À première vue, N’attendez pas trop de la fin du monde ressemble au cousin dégénéré de Drive my car. Coincée dans l’enclos de sa voiture, Angela est sollicitée de toutes parts. Sonneries de notifications, chauffards malpolis et klaxons opportuns, la journée s’annonce mal. À cette déambulation dans les quartiers sinistrés de Bucarest s’ajoutent deux types d’interludes : des storys postées par la protagoniste sur Instagram, dans lesquelles elle s’amuse à insulter quiconque a eu le malheur de croiser son chemin, ainsi que des extraits remontés d’un film roumain de 1981, Angela Moves On. On peine à voir où Radu Jude veut en venir tant ses parti-pris sont hétérogènes. Le visionnage s’annonce insupportable comme une visioconférence à quinze, une publicité intellectualisée ou un court-métrage expérimental trop long.

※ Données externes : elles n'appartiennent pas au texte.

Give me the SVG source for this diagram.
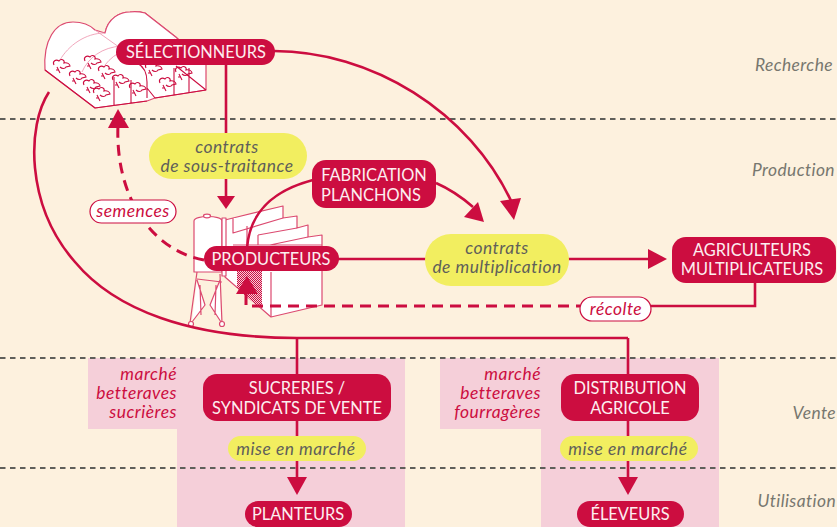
<svg xmlns="http://www.w3.org/2000/svg" width="837" height="527" viewBox="0 0 837 527">
<style>
.n{fill:#cc0d40}
.w{font:16.4px "Lato","Noto Sans",sans-serif;fill:#fdeef0;text-anchor:middle}
.y{fill:#f2ee60}
.g{font:italic 17.4px "Lato","Noto Sans",sans-serif;letter-spacing:.5px;fill:#5f5f5a;text-anchor:middle}
.r{font:italic 17.4px "Lato","Noto Sans",sans-serif;letter-spacing:.5px;fill:#cc0d40;text-anchor:end}
.s{font:italic 17.4px "Lato","Noto Sans",sans-serif;letter-spacing:.4px;fill:#77776f;text-anchor:end}
.c{fill:none;stroke:#cc0d40;stroke-width:2.6}
.d{stroke-dasharray:11 7;stroke-width:3}
.h{fill:#cc0d40}
.dl{stroke:#5f5f5a;stroke-width:2;stroke-dasharray:5.5 4.5}
.i{fill:#fff;stroke:#dc4a70;stroke-width:1.2;stroke-linejoin:round}
.a{fill:none;stroke:#ef9db4;stroke-width:.9}
.b{fill:none;stroke:#cc0d40;stroke-width:1.1}
</style>
<defs>
<pattern id="hatch" width="2" height="2" patternUnits="userSpaceOnUse"><rect width="2" height="2" fill="#f5cfd9"/><rect width="1" height="1" fill="#cc0d40"/><rect x="1" y="1" width="1" height="1" fill="#cc0d40"/></pattern>
<g id="leaf"><path class="b" d="M0 0c-2-4 2-6 5-4c2-3 6-1 5 2c3-1 6 1 6 3l-4 1c-1 2-4 2-6 0M3 2l3 6M5 5h-3"/></g>
</defs>
<rect width="837" height="527" fill="#fdf1de"/>
<g id="bands">
<path d="M88 358H405V527H177V429H88Z" fill="#f5cfd9"/>
<path d="M440 358H719V527H541V429H440Z" fill="#f5cfd9"/>
</g>
<g id="separators">
<path class="dl" d="M0 119H837M0 358H837M0 468H837"/>
</g>
<g id="illustration-greenhouses">
<path class="i" d="M105 33C108 18 120 12 130 12C136 11 141 12 145 13L177 38L206 63V90L155 98L147 101L95 108L45 70C43 40 55 22 73 22C84 22 90 25 95 30L105 33Z"/>
<path class="a" d="M60 60C68 46 85 33 105 33M82 72C88 58 102 47 122 46M105 65C115 52 130 46 150 46M128 32C145 25 160 30 175 38M150 42C165 38 190 45 206 63M95 30L140 62"/>
<path class="b" d="M45 70L95 108L147 101M147 98V82C147 72 143 66 137 63M114 105V77M131 103V80M155 98L147 88M206 90L155 98M174 95V68M189 93V68M206 90L176 66"/>
<path class="i" d="M105 33C108 18 120 12 130 12C136 11 141 12 145 13L177 38" fill="none"/>
<use href="#leaf" x="54" y="65"/><use href="#leaf" x="70" y="76"/><use href="#leaf" x="84" y="85"/><use href="#leaf" x="94" y="93"/>
<use href="#leaf" x="85" y="61"/><use href="#leaf" x="99" y="71"/><use href="#leaf" x="113" y="80"/><use href="#leaf" x="130" y="88"/>
<use href="#leaf" x="146" y="68"/><use href="#leaf" x="160" y="83"/><use href="#leaf" x="176" y="72"/>
</g>
<g id="illustration-silo-greenhouse">
<path class="i" d="M225 220L233 218L283 206V218L297 216V228L308 225V237L322 235V305L271 317L225 277Z"/>
<path class="i" d="M233 218V233L283 218M247 226V245M258 235V245M297 228L258 235M308 237L270 245M271 272V317M233 245H322"/>
<path d="M237 270H262V308L255 304L237 288Z" fill="url(#hatch)"/>
<path class="i" d="M194 221C194 215 222 215 222 221V272H194Z"/>
<path class="i" d="M197 272L190 323M220 274L222 323M197 279L222 282M197 280L205 305L192 322M220 280L210 305L221 322M200 285L201 315M216 285L215 315"/>
<circle class="i" cx="191" cy="324" r="2.5"/><circle class="i" cx="222" cy="324" r="2.5"/>
<path class="i" d="M222 218H226V276H222Z"/>
<ellipse class="i" cx="207" cy="216" rx="3.5" ry="1.8"/>
</g>
<g id="connectors">
<path class="c" d="M274 51C370 51 470 110 513 205"/>
<path class="c" d="M226 62V197"/>
<path class="c" d="M49 92C27 125 25 205 75 262C115 310 190 338 297 338H628"/>
<path class="c" d="M297 338V376M628 338V376"/>
<path class="c" d="M247 248C250 210 275 190 313 180"/>
<path class="c" d="M436 183C452 190 465 200 473 207"/>
<path class="c" d="M338 259H650"/>
<path class="c d" d="M204 260C150 250 115 195 118 125"/>
<path class="c d" d="M246 294V306H580"/>
<path class="c" d="M650 306H755V282"/>
<path class="c" d="M297 420V478M628 420V478"/>
<path class="h" d="M226 209L217 196H235Z"/>
<path class="h" d="M514 220L500 201L521 198Z"/>
<path class="h" d="M484 222L464 217L478 202Z"/>
<path class="h" d="M667 259L648 249V269Z"/>
<path class="h" d="M118 109L108 128H129Z"/>
<path class="h" d="M247 276L236 294H258Z"/>
<path class="h" d="M297 495L287 477H307Z"/>
<path class="h" d="M628 495L618 477H638Z"/>
</g>
<g id="label-contrats-soustraitance"><rect class="y" x="149" y="133" width="158" height="46" rx="23"/><text class="g" x="227" y="153">contrats</text><text class="g" x="227" y="172">de sous-traitance</text></g>
<g id="label-contrats-multiplication"><rect class="y" x="425" y="234" width="144" height="52" rx="26"/><text class="g" x="497" y="254">contrats</text><text class="g" x="497" y="273">de multiplication</text></g>
<g id="label-semences"><rect x="90" y="200" width="86" height="23" rx="11.5" fill="#fff" stroke="#cc0d40" stroke-width="1.2"/><text class="g" x="133" y="217" style="fill:#cc0d40">semences</text></g>
<g id="label-recolte"><rect x="580" y="297" width="71" height="24" rx="12" fill="#fff" stroke="#cc0d40" stroke-width="1.2"/><text class="g" x="616" y="315" style="fill:#cc0d40">récolte</text></g>
<g id="node-selectionneurs"><rect class="n" x="116" y="39" width="159" height="26" rx="13"/><text class="w" x="196" y="58">SÉLECTIONNEURS</text></g>
<g id="node-fabrication"><rect class="n" x="312" y="160" width="124" height="48" rx="14"/><text class="w" x="374" y="181">FABRICATION</text><text class="w" x="371" y="201">PLANCHONS</text></g>
<g id="node-producteurs"><rect class="n" x="204" y="246" width="135" height="25" rx="12.5"/><text class="w" x="271" y="265">PRODUCTEURS</text></g>
<g id="node-agriculteurs"><rect class="n" x="672" y="237" width="164" height="46" rx="14"/><text class="w" x="752" y="256">AGRICULTEURS</text><text class="w" x="752" y="275">MULTIPLICATEURS</text></g>
<g id="node-sucreries"><rect class="n" x="203" y="374" width="188" height="47" rx="14"/><text class="w" x="297" y="394">SUCRERIES /</text><text class="w" x="297" y="414">SYNDICATS DE VENTE</text></g>
<g id="node-distribution"><rect class="n" x="561" y="374" width="138" height="47" rx="14"/><text class="w" x="630" y="394">DISTRIBUTION</text><text class="w" x="630" y="414">AGRICOLE</text></g>
<g id="node-planteurs"><rect class="n" x="245" y="501" width="107" height="26" rx="13"/><text class="w" x="298" y="520">PLANTEURS</text></g>
<g id="node-eleveurs"><rect class="n" x="577" y="501" width="107" height="26" rx="13"/><text class="w" x="630" y="520">ÉLEVEURS</text></g>
<g id="label-mise1"><rect class="y" x="228" y="436" width="138" height="25" rx="12.5"/><text class="g" x="296" y="455">mise en marché</text></g>
<g id="label-mise2"><rect class="y" x="560" y="436" width="138" height="25" rx="12.5"/><text class="g" x="628" y="455">mise en marché</text></g>
<g id="markets">
<text class="r" x="177" y="380">marché</text><text class="r" x="177" y="399">betteraves</text><text class="r" x="177" y="418">sucrières</text>
<text class="r" x="541" y="380">marché</text><text class="r" x="541" y="399">betteraves</text><text class="r" x="541" y="418">fourragères</text>
</g>
<g id="stages">
<text class="s" x="833" y="71">Recherche</text>
<text class="s" x="835" y="176">Production</text>
<text class="s" x="836" y="419">Vente</text>
<text class="s" x="836" y="507">Utilisation</text>
</g>
</svg>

Le récit se divise en trois mouvements. Le premier est donc celui de la découverte du film et de ses parti-pris, dans une exposition rapide et bordélique. Puis le rythme se pose et laisse alors apparaître un grand vide : ce qui s’annonçait comme un film punk et survolté n’est que le récit d’une journée de travail stressante, que même une partie de jambes en l’air entre deux voitures ne saura apaiser. Peu à peu, la protagoniste se définit au gré des rencontres et s’adoucit. Si la présence d’ouvriers abîmés par le travail annonce un dénouement engagé, le récit se perd dans des scènes moins signifiantes, comme une improbable rencontre avec Uwe Boll dans son propre rôle. La fatigue grandit. À force de détours, une tension sourde s’installe. Chaque moment de calme laisse présager un danger grandissant.
Et puis arrive le troisième mouvement du récit, où le slow burner explose enfin. Le film achève sa métamorphose dans un plan-séquence glaçant où le tournage d’un spot de prévention à destination des ouvriers roumains devient une entreprise d’humiliation et de destruction. La caméra est braquée sur une famille en plein dilemme, forcée d’endosser la responsabilité d’un malheureux accident de travail. La protagoniste, qu’on avait appris à apprécier, n’est d’aucune aide ; les rapports de domination sont immuables. Reste le regard de cette famille roumaine pétrifiée, à qui on retire le droit à la parole par le montage. Cette conclusion, d’une cruauté rarement atteinte, frôle le cynisme ; mais à une heure où les nouvelles technologies font le jeu des grandes puissances économiques, elle a quelque chose de révolutionnaire.